** BEGIN **

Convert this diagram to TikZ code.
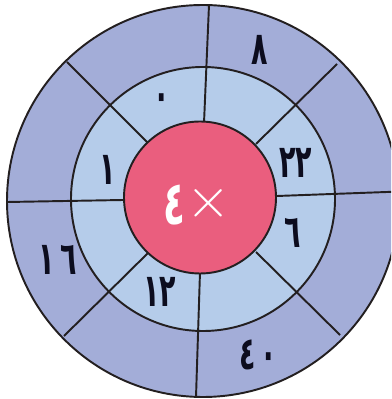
\documentclass[tikz,border=0pt]{standalone}
\usepackage{fontspec}
\newfontfamily\arabicfont[Script=Arabic]{DejaVu Sans}
\usepackage{tikz}
\usetikzlibrary{calc}

\definecolor{outerring}{RGB}{163,173,216}
\definecolor{innerring}{RGB}{181,204,234}
\definecolor{hub}{RGB}{234,94,126}
\definecolor{edge}{RGB}{35,31,32}
\definecolor{ink}{RGB}{12,12,30}

\newcommand{\tallnum}[1]{\scalebox{0.85}[1.45]{#1}}

\tikzset{
    ring/.style={draw=edge, line width=1.1pt},
    spoke/.style={edge, line width=1.1pt},
    num/.style={font=\arabicfont\bfseries\fontsize{18}{20}\selectfont, text=ink, inner sep=0pt},
    hubtext/.style={font=\arabicfont\bfseries\fontsize{24}{28}\selectfont, text=white, inner sep=0pt}
}

\begin{document}
\begin{tikzpicture}
        \useasboundingbox (-4.06,-3.96) rectangle (3.76,4.02);
        \clip (-4.06,-3.96) rectangle (3.76,4.02);

        \coordinate (O) at (0, 0);
        \coordinate (M) at (0, 0.04);
        \coordinate (I) at (-0.06, 0.07);

        % spoke ends: a = on the hub, b = on the rim
        \coordinate (Na) at (0.02, 1.56);   \coordinate (Nb) at (0.12, 3.92);
        \coordinate (NEa) at (1.06, 1.14);  \coordinate (NEb) at (2.68, 2.74);
        \coordinate (Ea) at (1.48, 0.10);   \coordinate (Eb) at (3.95, 0.19);
        \coordinate (SEa) at (1.06, -1.02); \coordinate (SEb) at (2.74, -2.68);
        \coordinate (Sa) at (-0.06, -1.42); \coordinate (Sb) at (-0.14, -3.92);
        \coordinate (SWa) at (-1.10, -1.04);\coordinate (SWb) at (-2.78, -2.70);
        \coordinate (Wa) at (-1.60, 0.02);  \coordinate (Wb) at (-3.91, -0.02);
        \coordinate (NWa) at (-1.10, 1.16); \coordinate (NWb) at (-2.72, 2.78);

        \fill[outerring] (O) circle (3.92);
        \fill[innerring] (M) circle (2.64);

        \foreach \s in {N, NE, E, SE, S, SW, W, NW}
        \draw[spoke] (\s a) -- (\s b);

        \draw[ring] (O) circle (3.92);
        \draw[ring] (M) circle (2.64);
        \draw[ring, fill=hub] (I) circle (1.52);

        \node[num] (n8) at (1.14, 3.02) {\tallnum{٨}};
        \node[num] (n0) at (-0.82, 1.98) {\tallnum{٠}};
        \node[num] (n1) at (-1.90, 0.62) {\tallnum{١}};
        \node[num] (n22) at (1.86, 0.76) {\tallnum{٢٢}};
        \node[num] (n6) at (1.80, -0.64) {\tallnum{٦}};
        \node[num] (n12) at (-0.86, -1.82) {\tallnum{١٢}};
        \node[num] (n16) at (-2.90, -1.18) {\tallnum{١\hspace{4pt}٦}};
        \node[num] (n40) at (1.10, -3.08) {\tallnum{٤\hspace{3pt}٠}};

        \node[hubtext] (four) at (-0.58, -0.08) {\tallnum{٤}};
        \node[hubtext] (times) at (0.12, -0.04) {\scalebox{1.3}{$\times$}};
    \end{tikzpicture}
\end{document}
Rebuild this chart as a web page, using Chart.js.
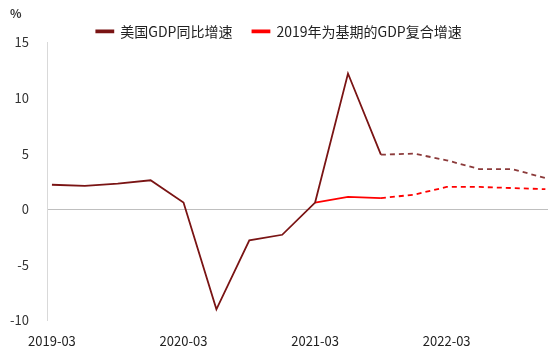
<!DOCTYPE html>
<html>
<head>
<meta charset="utf-8">
<script src="https://cdn.jsdelivr.net/npm/chart.js@4"></script>
<style>
  html, body { margin: 0; padding: 0; background: #fff; }
  #wrap { width: 556px; height: 362px; }
</style>
</head>
<body>
<div id="wrap"><canvas id="gdpChart"></canvas></div>
<script>
// quarters 2019-03 .. 2022-12
const quarters = ['2019-03', '2019-06', '2019-09', '2019-12',
                  '2020-03', '2020-06', '2020-09', '2020-12',
                  '2021-03', '2021-06', '2021-09', '2021-12',
                  '2022-03', '2022-06', '2022-09', '2022-12'];
const tickQuarters = ['2019-03', '2020-03', '2021-03', '2022-03'];

const usGdpYoy = [2.2, 2.1, 2.3, 2.6, 0.6, -9.0, -2.8, -2.3,
                  0.6, 12.2, 4.9, 5.0, 4.4, 3.6, 3.6, 2.8];
const cagr2019 = [null, null, null, null, null, null, null, null,
                  0.6, 1.1, 1.0, 1.3, 2.0, 2.0, 1.9, 1.8];

// forecast part starts after 2021-09
const lastActual = quarters.indexOf('2021-09');

const toPoints = arr => arr.map((v, i) => ({ x: i, y: v })).filter(p => p.y !== null);

const font = { family: '"Noto Sans CJK SC", "Noto Sans", sans-serif', size: 13 };

document.addEventListener('DOMContentLoaded', () => {
    const ctx = document.getElementById('gdpChart').getContext('2d');

    new Chart(ctx, {
        type: 'line',
        data: {
            datasets: [{
                label: '美国GDP同比增速',
                data: toPoints(usGdpYoy),
                borderColor: '#7a1414',
                backgroundColor: '#7a1414',
                borderWidth: 1.8,
                pointRadius: 0,
                tension: 0,
                segment: {
                    borderDash: c => c.p0.parsed.x >= lastActual ? [5, 4] : undefined,
                    borderColor: c => c.p0.parsed.x >= lastActual ? '#8c3b3b' : undefined
                }
            }, {
                label: '2019年为基期的GDP复合增速',
                data: toPoints(cagr2019),
                borderColor: '#ff0000',
                backgroundColor: '#ff0000',
                borderWidth: 1.8,
                pointRadius: 0,
                tension: 0,
                segment: {
                    borderDash: c => c.p0.parsed.x >= lastActual ? [5, 4] : undefined
                }
            }]
        },
        options: {
            responsive: true,
            maintainAspectRatio: false,
            animation: false,
            layout: { padding: { left: 10, right: 8, top: 4, bottom: 0 } },
            plugins: {
                title: {
                    display: true,
                    text: '%',
                    align: 'start',
                    color: '#333',
                    font: { ...font, size: 12 },
                    padding: { top: 2, bottom: -16 }
                },
                legend: {
                    position: 'top',
                    maxHeight: 38,
                    labels: {
                        color: '#222',
                        font: { ...font, size: 14 },
                        boxWidth: 17,
                        boxHeight: 2,
                        padding: 20
                    }
                },
                tooltip: { enabled: false }
            },
            scales: {
                x: {
                    type: 'linear',
                    min: -0.15,
                    max: 15.08,
                    afterBuildTicks: axis => {
                        axis.ticks = tickQuarters.map(q => ({ value: quarters.indexOf(q) }));
                    },
                    afterFit: axis => {
                        axis.paddingLeft = 0;
                        axis.paddingRight = 0;
                    },
                    ticks: {
                        callback: v => quarters[v],
                        color: '#222',
                        font: font,
                        padding: 13,
                        maxRotation: 0
                    },
                    grid: { display: false, drawTicks: false },
                    border: { display: false }
                },
                y: {
                    min: -10,
                    max: 15,
                    afterFit: axis => {
                        axis.width = 37;
                    },
                    ticks: {
                        stepSize: 5,
                        color: '#333',
                        font: font,
                        padding: 18
                    },
                    grid: {
                        drawTicks: false,
                        color: c => c.tick.value === 0 ? '#bfbfbf' : 'rgba(0,0,0,0)'
                    },
                    border: { color: '#d9d9d9' }
                }
            }
        }
    });
});
</script>
</body>
</html>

** END **

* _Problem requirements_
Write out the records above exactly as they stand, leaving out every picture.

* _Completed exercise_
Convert this diagram to TikZ code.
\documentclass[tikz,border=0pt]{standalone}
\usepackage{fontspec}
\newfontfamily\arabicfont[Script=Arabic]{DejaVu Sans}
\usepackage{tikz}
\usetikzlibrary{calc}

\definecolor{outerring}{RGB}{163,173,216}
\definecolor{innerring}{RGB}{181,204,234}
\definecolor{hub}{RGB}{234,94,126}
\definecolor{edge}{RGB}{35,31,32}
\definecolor{ink}{RGB}{12,12,30}

\newcommand{\tallnum}[1]{\scalebox{0.85}[1.45]{#1}}

\tikzset{
    ring/.style={draw=edge, line width=1.1pt},
    spoke/.style={edge, line width=1.1pt},
    num/.style={font=\arabicfont\bfseries\fontsize{18}{20}\selectfont, text=ink, inner sep=0pt},
    hubtext/.style={font=\arabicfont\bfseries\fontsize{24}{28}\selectfont, text=white, inner sep=0pt}
}

\begin{document}
\begin{tikzpicture}
        \useasboundingbox (-4.06,-3.96) rectangle (3.76,4.02);
        \clip (-4.06,-3.96) rectangle (3.76,4.02);

        \coordinate (O) at (0, 0);
        \coordinate (M) at (0, 0.04);
        \coordinate (I) at (-0.06, 0.07);

        % spoke ends: a = on the hub, b = on the rim
        \coordinate (Na) at (0.02, 1.56);   \coordinate (Nb) at (0.12, 3.92);
        \coordinate (NEa) at (1.06, 1.14);  \coordinate (NEb) at (2.68, 2.74);
        \coordinate (Ea) at (1.48, 0.10);   \coordinate (Eb) at (3.95, 0.19);
        \coordinate (SEa) at (1.06, -1.02); \coordinate (SEb) at (2.74, -2.68);
        \coordinate (Sa) at (-0.06, -1.42); \coordinate (Sb) at (-0.14, -3.92);
        \coordinate (SWa) at (-1.10, -1.04);\coordinate (SWb) at (-2.78, -2.70);
        \coordinate (Wa) at (-1.60, 0.02);  \coordinate (Wb) at (-3.91, -0.02);
        \coordinate (NWa) at (-1.10, 1.16); \coordinate (NWb) at (-2.72, 2.78);

        \fill[outerring] (O) circle (3.92);
        \fill[innerring] (M) circle (2.64);

        \foreach \s in {N, NE, E, SE, S, SW, W, NW}
        \draw[spoke] (\s a) -- (\s b);

        \draw[ring] (O) circle (3.92);
        \draw[ring] (M) circle (2.64);
        \draw[ring, fill=hub] (I) circle (1.52);

        \node[num] (n8) at (1.14, 3.02) {\tallnum{٨}};
        \node[num] (n0) at (-0.82, 1.98) {\tallnum{٠}};
        \node[num] (n1) at (-1.90, 0.62) {\tallnum{١}};
        \node[num] (n22) at (1.86, 0.76) {\tallnum{٢٢}};
        \node[num] (n6) at (1.80, -0.64) {\tallnum{٦}};
        \node[num] (n12) at (-0.86, -1.82) {\tallnum{١٢}};
        \node[num] (n16) at (-2.90, -1.18) {\tallnum{١\hspace{4pt}٦}};
        \node[num] (n40) at (1.10, -3.08) {\tallnum{٤\hspace{3pt}٠}};

        \node[hubtext] (four) at (-0.58, -0.08) {\tallnum{٤}};
        \node[hubtext] (times) at (0.12, -0.04) {\scalebox{1.3}{$\times$}};
    \end{tikzpicture}
\end{document}
Rebuild this chart as a web page, using Chart.js.
<!DOCTYPE html>
<html>
<head>
<meta charset="utf-8">
<script src="https://cdn.jsdelivr.net/npm/chart.js@4"></script>
<style>
  html, body { margin: 0; padding: 0; background: #fff; }
  #wrap { width: 556px; height: 362px; }
</style>
</head>
<body>
<div id="wrap"><canvas id="gdpChart"></canvas></div>
<script>
// quarters 2019-03 .. 2022-12
const quarters = ['2019-03', '2019-06', '2019-09', '2019-12',
                  '2020-03', '2020-06', '2020-09', '2020-12',
                  '2021-03', '2021-06', '2021-09', '2021-12',
                  '2022-03', '2022-06', '2022-09', '2022-12'];
const tickQuarters = ['2019-03', '2020-03', '2021-03', '2022-03'];

const usGdpYoy = [2.2, 2.1, 2.3, 2.6, 0.6, -9.0, -2.8, -2.3,
                  0.6, 12.2, 4.9, 5.0, 4.4, 3.6, 3.6, 2.8];
const cagr2019 = [null, null, null, null, null, null, null, null,
                  0.6, 1.1, 1.0, 1.3, 2.0, 2.0, 1.9, 1.8];

// forecast part starts after 2021-09
const lastActual = quarters.indexOf('2021-09');

const toPoints = arr => arr.map((v, i) => ({ x: i, y: v })).filter(p => p.y !== null);

const font = { family: '"Noto Sans CJK SC", "Noto Sans", sans-serif', size: 13 };

document.addEventListener('DOMContentLoaded', () => {
    const ctx = document.getElementById('gdpChart').getContext('2d');

    new Chart(ctx, {
        type: 'line',
        data: {
            datasets: [{
                label: '美国GDP同比增速',
                data: toPoints(usGdpYoy),
                borderColor: '#7a1414',
                backgroundColor: '#7a1414',
                borderWidth: 1.8,
                pointRadius: 0,
                tension: 0,
                segment: {
                    borderDash: c => c.p0.parsed.x >= lastActual ? [5, 4] : undefined,
                    borderColor: c => c.p0.parsed.x >= lastActual ? '#8c3b3b' : undefined
                }
            }, {
                label: '2019年为基期的GDP复合增速',
                data: toPoints(cagr2019),
                borderColor: '#ff0000',
                backgroundColor: '#ff0000',
                borderWidth: 1.8,
                pointRadius: 0,
                tension: 0,
                segment: {
                    borderDash: c => c.p0.parsed.x >= lastActual ? [5, 4] : undefined
                }
            }]
        },
        options: {
            responsive: true,
            maintainAspectRatio: false,
            animation: false,
            layout: { padding: { left: 10, right: 8, top: 4, bottom: 0 } },
            plugins: {
                title: {
                    display: true,
                    text: '%',
                    align: 'start',
                    color: '#333',
                    font: { ...font, size: 12 },
                    padding: { top: 2, bottom: -16 }
                },
                legend: {
                    position: 'top',
                    maxHeight: 38,
                    labels: {
                        color: '#222',
                        font: { ...font, size: 14 },
                        boxWidth: 17,
                        boxHeight: 2,
                        padding: 20
                    }
                },
                tooltip: { enabled: false }
            },
            scales: {
                x: {
                    type: 'linear',
                    min: -0.15,
                    max: 15.08,
                    afterBuildTicks: axis => {
                        axis.ticks = tickQuarters.map(q => ({ value: quarters.indexOf(q) }));
                    },
                    afterFit: axis => {
                        axis.paddingLeft = 0;
                        axis.paddingRight = 0;
                    },
                    ticks: {
                        callback: v => quarters[v],
                        color: '#222',
                        font: font,
                        padding: 13,
                        maxRotation: 0
                    },
                    grid: { display: false, drawTicks: false },
                    border: { display: false }
                },
                y: {
                    min: -10,
                    max: 15,
                    afterFit: axis => {
                        axis.width = 37;
                    },
                    ticks: {
                        stepSize: 5,
                        color: '#333',
                        font: font,
                        padding: 18
                    },
                    grid: {
                        drawTicks: false,
                        color: c => c.tick.value === 0 ? '#bfbfbf' : 'rgba(0,0,0,0)'
                    },
                    border: { color: '#d9d9d9' }
                }
            }
        }
    });
});
</script>
</body>
</html>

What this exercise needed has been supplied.